According to the Indiana Small Business Economic Profile 2021, there are nearly 530,000 small businesses in Indiana, employing more than 1.2 million Hoosiers.
David Watkins, senior vice president of entrepreneurship and small business for the Indiana Economic Development Corporation, said the one component large and small companies have in common also makes them competitors.
"It is not easy for a small business at times to compete on a talent basis with some of our large corporations that do great work for the community but are competing for the same workers," Watkins pointed out.
Watkins acknowledged access to capital is important, and the corporation works to connect small businesses to a bank, investor, venture capital firm or loan fund to help them expand.

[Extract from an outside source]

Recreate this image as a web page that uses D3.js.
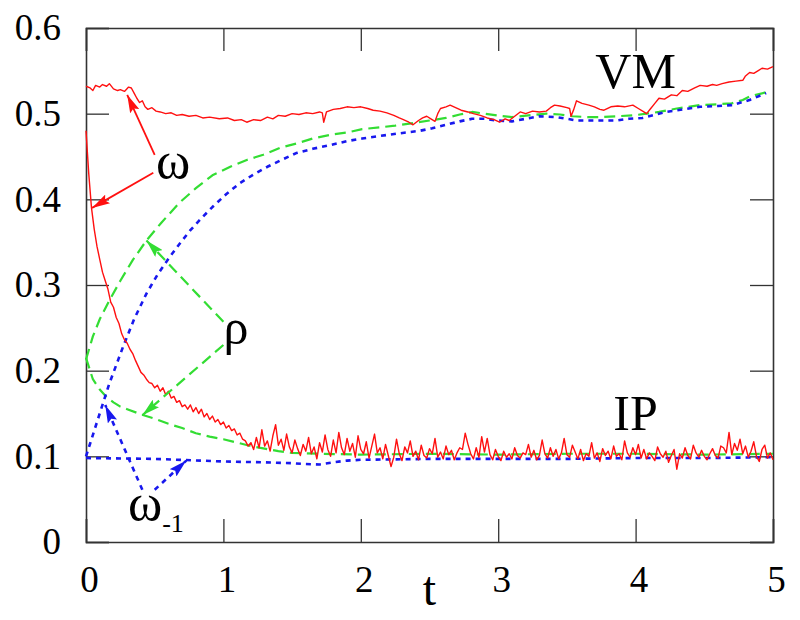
<!DOCTYPE html>
<html><head><meta charset="utf-8">
<script src="https://cdn.jsdelivr.net/npm/d3@7"></script>
<style>body{margin:0;background:#fff}svg{display:block}</style>
</head><body><svg id="c" width="800" height="620"></svg>
<script>
// ---------- data ----------
const xTicks = [0,1,2,3,4,5];
const yTicks = [0,0.1,0.2,0.3,0.4,0.5,0.6];
const yTickLabels = ["0","0.1","0.2","0.3","0.4","0.5","0.6"];

// VM: omega (red, noisy)
const vmOmegaT = [0.00,0.03,0.05,0.07,0.10,0.12,0.15,0.17,0.20,0.23,0.25,0.28,0.31,0.33,0.35,0.37,0.39,0.41,0.43,0.45,0.48,0.51,0.54,0.58,0.62,0.66,0.70,0.75,0.80,0.85,0.90,0.97,1.03,1.08,1.13,1.17,1.22,1.27,1.32,1.36,1.40,1.45,1.50,1.55,1.60,1.65,1.70,1.72,1.73,1.75,1.80,1.85,1.90,1.95,2.00,2.05,2.09,2.14,2.19,2.24,2.28,2.31,2.35,2.38,2.42,2.45,2.48,2.51,2.54,2.56,2.58,2.62,2.65,2.69,2.73,2.78,2.82,2.87,2.92,2.97,3.01,3.05,3.08,3.12,3.16,3.20,3.25,3.30,3.35,3.38,3.41,3.45,3.50,3.52,3.53,3.55,3.57,3.61,3.66,3.70,3.74,3.77,3.82,3.87,3.92,3.98,4.02,4.06,4.08,4.11,4.14,4.17,4.21,4.26,4.30,4.34,4.38,4.43,4.47,4.52,4.56,4.59,4.63,4.68,4.73,4.78,4.80,4.83,4.86,4.89,4.92,4.96,5.00];
const vmOmega = [0.532,0.530,0.527,0.533,0.531,0.534,0.532,0.535,0.529,0.527,0.528,0.526,0.531,0.530,0.524,0.518,0.513,0.515,0.508,0.505,0.507,0.503,0.502,0.500,0.501,0.498,0.499,0.497,0.498,0.495,0.496,0.494,0.495,0.492,0.493,0.490,0.493,0.492,0.496,0.494,0.498,0.497,0.500,0.499,0.501,0.500,0.502,0.501,0.490,0.502,0.505,0.506,0.508,0.507,0.508,0.506,0.504,0.503,0.501,0.498,0.495,0.493,0.490,0.487,0.492,0.495,0.497,0.494,0.491,0.500,0.506,0.508,0.510,0.507,0.504,0.502,0.500,0.498,0.495,0.493,0.490,0.494,0.492,0.497,0.502,0.500,0.503,0.502,0.503,0.507,0.510,0.509,0.507,0.506,0.497,0.505,0.515,0.512,0.510,0.508,0.505,0.504,0.508,0.509,0.508,0.510,0.506,0.502,0.500,0.506,0.512,0.518,0.517,0.522,0.521,0.527,0.526,0.530,0.533,0.532,0.534,0.533,0.535,0.537,0.538,0.539,0.544,0.548,0.547,0.550,0.553,0.552,0.555];

// VM: rho (green dashed)
const vmRhoT = [0,0.05,0.10,0.17,0.25,0.34,0.44,0.55,0.68,0.80,0.92,1.05,1.17,1.29,1.41,1.55,1.65,1.80,1.90,2.01,2.14,2.25,2.38,2.50,2.62,2.72,2.81,2.90,2.99,3.10,3.22,3.35,3.45,3.54,3.65,3.74,3.86,3.98,4.08,4.17,4.30,4.47,4.60,4.70,4.78,4.83,4.95];
const vmRho = [0.213,0.240,0.260,0.282,0.305,0.329,0.352,0.373,0.396,0.413,0.428,0.438,0.446,0.452,0.460,0.466,0.471,0.476,0.478,0.482,0.484,0.486,0.489,0.492,0.495,0.499,0.502,0.500,0.498,0.496,0.498,0.500,0.499,0.497,0.496,0.496,0.497,0.498,0.500,0.502,0.506,0.510,0.511,0.512,0.516,0.520,0.525];

// VM: omega_-1 (blue dotted)
const vmOmM1T = [0,0.03,0.10,0.17,0.27,0.35,0.44,0.52,0.61,0.70,0.76,0.84,0.92,1.02,1.12,1.22,1.32,1.41,1.53,1.65,1.77,1.90,2.01,2.14,2.28,2.43,2.52,2.62,2.72,2.81,2.90,2.99,3.10,3.20,3.30,3.42,3.50,3.57,3.70,3.86,3.95,4.05,4.15,4.22,4.35,4.47,4.60,4.70,4.83,4.95];
const vmOmM1 = [0.100,0.115,0.150,0.185,0.228,0.260,0.290,0.312,0.333,0.352,0.364,0.378,0.391,0.406,0.419,0.429,0.438,0.445,0.454,0.459,0.463,0.468,0.471,0.474,0.477,0.480,0.483,0.487,0.491,0.494,0.494,0.492,0.491,0.494,0.497,0.496,0.494,0.492,0.492,0.492,0.494,0.495,0.499,0.502,0.505,0.508,0.509,0.510,0.516,0.524];

// IP: omega (red, noisy) on a 0.02 grid in t
const ipOmegaStep = 0.02;
const ipOmega = [
0.480,0.430,0.390,0.365,0.345,0.330,0.315,0.305,0.295,0.280,
0.274,0.262,0.255,0.243,0.236,0.232,0.225,0.220,0.212,0.205,
0.198,0.195,0.190,0.186,0.185,0.180,0.183,0.176,0.180,0.172,
0.176,0.168,0.170,0.163,0.165,0.158,0.160,0.155,0.160,0.152,
0.157,0.150,0.155,0.146,0.150,0.143,0.147,0.140,0.143,0.137,
0.140,0.133,0.136,0.130,0.132,0.125,0.127,0.120,0.118,0.112,
0.116,0.108,0.122,0.110,0.131,0.112,0.118,0.106,0.124,0.137,
0.113,0.120,0.107,0.126,0.111,0.104,0.119,0.109,0.101,0.114,
0.106,0.122,0.103,0.111,0.097,0.116,0.105,0.125,0.108,0.100,
0.119,0.104,0.128,0.110,0.102,0.121,0.106,0.115,0.099,0.124,
0.108,0.103,0.117,0.098,0.112,0.126,0.104,0.110,0.097,0.114,
0.101,0.088,0.099,0.120,0.103,0.095,0.111,0.104,0.118,0.100,
0.106,0.096,0.113,0.101,0.098,0.109,0.103,0.121,0.099,0.105,
0.097,0.112,0.102,0.107,0.096,0.104,0.110,0.108,0.127,0.114,
0.103,0.097,0.110,0.099,0.123,0.105,0.121,0.102,0.096,0.108,
0.100,0.095,0.106,0.099,0.103,0.097,0.110,0.101,0.098,0.104,
0.102,0.114,0.099,0.107,0.096,0.101,0.119,0.103,0.098,0.110,
0.100,0.108,0.097,0.104,0.121,0.102,0.099,0.113,0.105,0.097,
0.108,0.095,0.103,0.100,0.116,0.098,0.104,0.094,0.109,0.101,
0.106,0.097,0.112,0.100,0.103,0.096,0.118,0.104,0.099,0.110,
0.102,0.114,0.098,0.108,0.097,0.104,0.100,0.095,0.111,0.103,
0.099,0.106,0.093,0.101,0.108,0.085,0.103,0.098,0.110,0.101,
0.097,0.113,0.104,0.099,0.107,0.100,0.096,0.103,0.109,0.101,
0.098,0.112,0.110,0.104,0.128,0.102,0.115,0.107,0.120,0.103,
0.112,0.099,0.106,0.117,0.100,0.094,0.108,0.113,0.098,0.104,
0.096];

// IP: rho (green dashed)
const ipRhoT = [0,0.05,0.10,0.15,0.20,0.25,0.30,0.40,0.50,0.60,0.70,0.80,0.90,1.00,1.10,1.20,1.30,1.40,1.50,1.70,2.00,2.50,3.00,3.50,4.00,4.50,5.00];
const ipRho = [0.215,0.190,0.178,0.169,0.163,0.158,0.155,0.149,0.144,0.138,0.133,0.127,0.123,0.120,0.116,0.112,0.109,0.106,0.104,0.103,0.102,0.103,0.102,0.103,0.103,0.102,0.103];

// IP: omega_-1 (blue dotted)
const ipOmM1T = [0,0.5,1.0,1.3,1.5,1.6,1.7,1.8,1.9,2.0,2.5,3.0,3.5,4.0,4.5,5.0];
const ipOmM1 = [0.098,0.097,0.094,0.093,0.092,0.091,0.0905,0.093,0.095,0.096,0.097,0.097,0.097,0.098,0.098,0.099];

// annotation arrows [tFrom, vFrom, tTo, vTo]
const omegaArrows = [[0.50,0.452,0.30,0.522],[0.49,0.431,0.044,0.390]];
const rhoArrows = [[1.00,0.257,0.44,0.352],[1.00,0.230,0.41,0.148]];
const omM1Arrows = [[0.41,0.061,0.14,0.160],[0.50,0.061,0.73,0.095]];

// ---------- chart ----------
const svg = d3.select("#c");
const font = "'Liberation Serif','Times New Roman',serif";
const RED = "#ff1010", GREEN = "#33dd33", BLUE = "#1818ee";
const xS = d3.scaleLinear().domain([0,5]).range([86,773]);
const yS = d3.scaleLinear().domain([0,0.6]).range([542,28]);

// markers
const defs = svg.append("defs");
[["aR",RED],["aG",GREEN],["aB",BLUE]].forEach(([id,c])=>{
  defs.append("marker").attr("id",id).attr("markerUnits","userSpaceOnUse")
    .attr("viewBox","0 0 18 10").attr("refX",18).attr("refY",5)
    .attr("markerWidth",18).attr("markerHeight",10).attr("orient","auto")
    .append("path").attr("d","M0,0 L18,5 L0,10 L3,5 Z").attr("fill",c);
});

// axes
const tickLen = 23;
const axG = svg.append("g");
const axBottom = axG.append("g").attr("transform",`translate(0,${yS(0)})`)
  .call(d3.axisBottom(xS).tickValues(xTicks).tickSize(-tickLen).tickPadding(24).tickFormat(d3.format("d")));
const axLeft = axG.append("g").attr("transform",`translate(${xS(0)},0)`)
  .call(d3.axisLeft(yS).tickValues(yTicks).tickSize(-tickLen).tickPadding(25).tickFormat((d,i)=>yTickLabels[i]));
const axTop = axG.append("g").attr("transform",`translate(0,${yS(0.6)})`)
  .call(d3.axisTop(xS).tickValues(xTicks).tickSize(-tickLen).tickFormat(""));
const axRight = axG.append("g").attr("transform",`translate(${xS(5)},0)`)
  .call(d3.axisRight(yS).tickValues(yTicks).tickSize(-tickLen).tickFormat(""));
[axBottom,axLeft,axTop,axRight].forEach(g=>{
  g.attr("font-family",font).attr("font-size",37);
  g.select(".domain").attr("stroke","#333").attr("stroke-width",1.6);
  g.selectAll(".tick line").attr("stroke","#333").attr("stroke-width",1.3);
  g.selectAll(".tick text").attr("fill","#000");
});
axBottom.selectAll(".tick text").attr("dx",3);

// lines
const line = d3.line().x(d=>xS(d[0])).y(d=>yS(d[1]));
const zip = (ts,vs)=>vs.map((v,i)=>[ts[i],v]);
const plot = svg.append("g");
function draw(data,color,w,dash){
  plot.append("path").datum(data).attr("d",line).attr("fill","none")
    .attr("stroke",color).attr("stroke-width",w).attr("stroke-dasharray",dash||null)
    .attr("stroke-linejoin","round");
}
draw(zip(ipRhoT,ipRho),GREEN,2.2,"11,6");
draw(zip(vmRhoT,vmRho),GREEN,2.2,"11,6");
draw(zip(ipOmM1T,ipOmM1),BLUE,2.6,"5,5");
draw(zip(vmOmM1T,vmOmM1),BLUE,2.6,"5,5");
draw(zip(vmOmegaT,vmOmega),RED,1.4);
draw(ipOmega.map((v,i)=>[i*ipOmegaStep,v]),RED,1.4);

// arrows
function arrows(list,color,marker,w,dash){
  plot.selectAll(null).data(list).enter().append("line")
    .attr("x1",d=>xS(d[0])).attr("y1",d=>yS(d[1])).attr("x2",d=>xS(d[2])).attr("y2",d=>yS(d[3]))
    .attr("stroke",color).attr("stroke-width",w).attr("stroke-dasharray",dash||null)
    .attr("marker-end",`url(#${marker})`);
}
arrows(omegaArrows,RED,"aR",1.8);
arrows(rhoArrows,GREEN,"aG",2.2,"11,6");
arrows(omM1Arrows,BLUE,"aB",2.6,"5,5");

// labels
const lab = svg.append("g").attr("font-family",font).attr("fill","#000");
lab.append("text").attr("x",xS(4.0)).attr("y",yS(0.53)).attr("text-anchor","middle").attr("font-size",50).text("VM");
lab.append("text").attr("x",xS(4.0)).attr("y",yS(0.131)).attr("text-anchor","middle").attr("font-size",50).text("IP");
lab.append("text").attr("x",xS(0.51)).attr("y",yS(0.425)).attr("font-size",52).text("ω");
lab.append("text").attr("x",xS(1.0)).attr("y",yS(0.231)).attr("font-size",50).text("ρ");
const om1 = lab.append("text").attr("x",xS(0.305)).attr("y",yS(0.026)).attr("font-size",52);
om1.append("tspan").text("ω");
om1.append("tspan").attr("font-size",26).attr("dy",12).text("-1");
lab.append("text").attr("x",xS(2.5)).attr("y",605).attr("text-anchor","middle").attr("font-size",48).text("t");
</script></body></html>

The Community Reinvestment Act, enacted by Congress in 1977, encourages depository institutions to address the credit needs of the communities in which they operate. In 2019, banks issued $1.5 billion dollars in loans to Indiana businesses with revenues of $1 million or less.
The growing use of social media and online shopping can affect the costs and efficiency of a small business' operations. Watkins noted technology can be both an asset and a hindrance for a small business looking to solve problems.

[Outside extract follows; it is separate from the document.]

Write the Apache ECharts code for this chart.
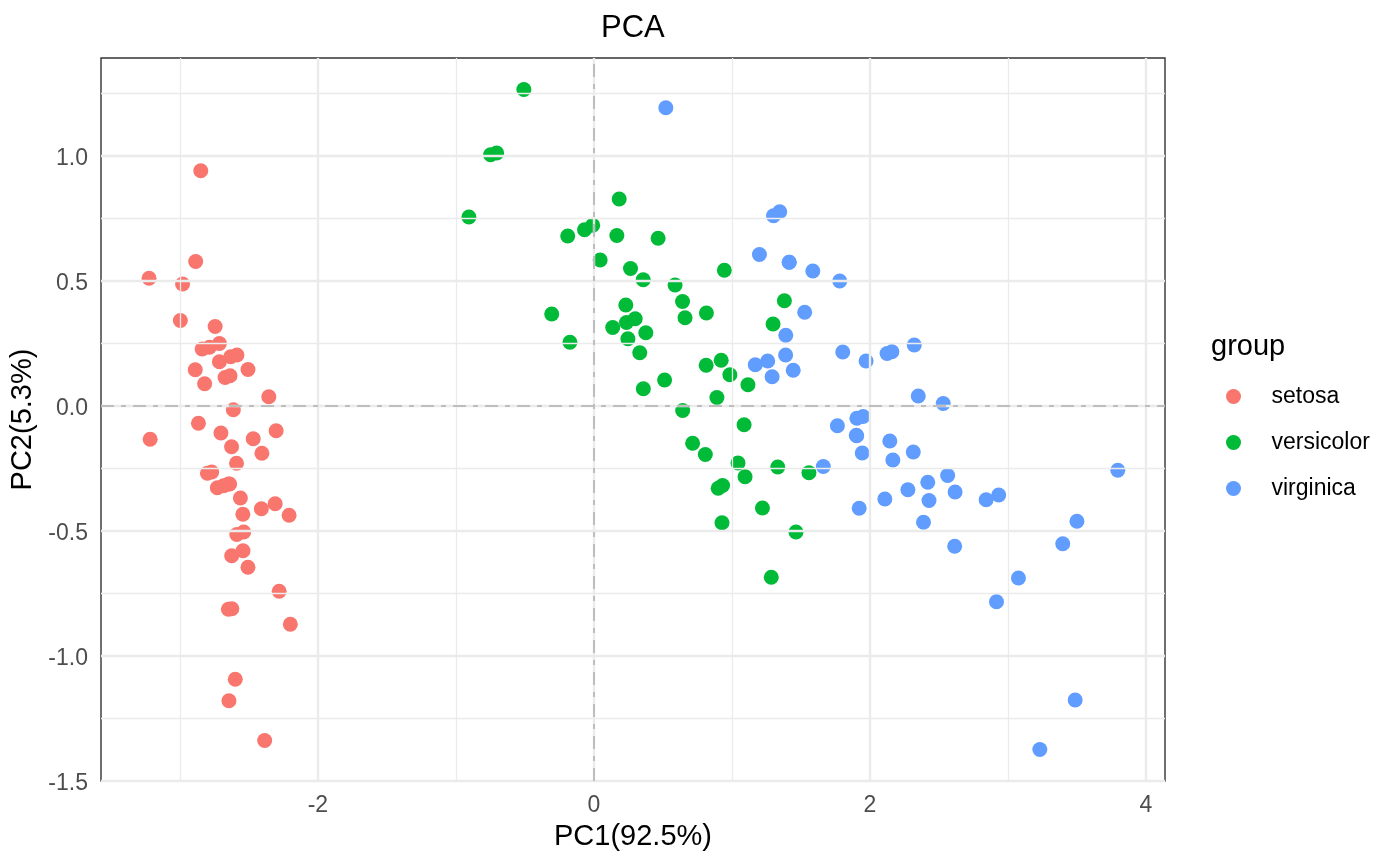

"If technology can be leveraged to increase production, lower costs, increase the efficiency of their operations, their talent retention," Watkins outlined. "I think the role for the state to play, in that regard, is making sure that our small businesses are aware of and staying on the cutting edge of this technological innovation so that Indiana continues to be at the very forefront of the economy for the future. "
According to the 2021 report, construction, scientific and technical services, retail trade, real estate, rental/leasing, administrative/support and waste management are the state's leading small businesses.
Women owned 42.4% of Indiana businesses, veterans owned 7.2%, Hispanics owned 3.8%, and other racial group -- American Indian and Alaska Native, Asian, Black, or African American, Native Hawaiian, and other Pacific Islanders -- comprise 10.8% of small businesses in Indiana.
The Small Business and Entrepreneurship Council's Small Business Policy Index 2019 researched 50 states based on their public policy climates for the risk-taking that drives economic growth and job creation and ranked Indiana as the eighth-most entrepreneur-friendly state in the nation.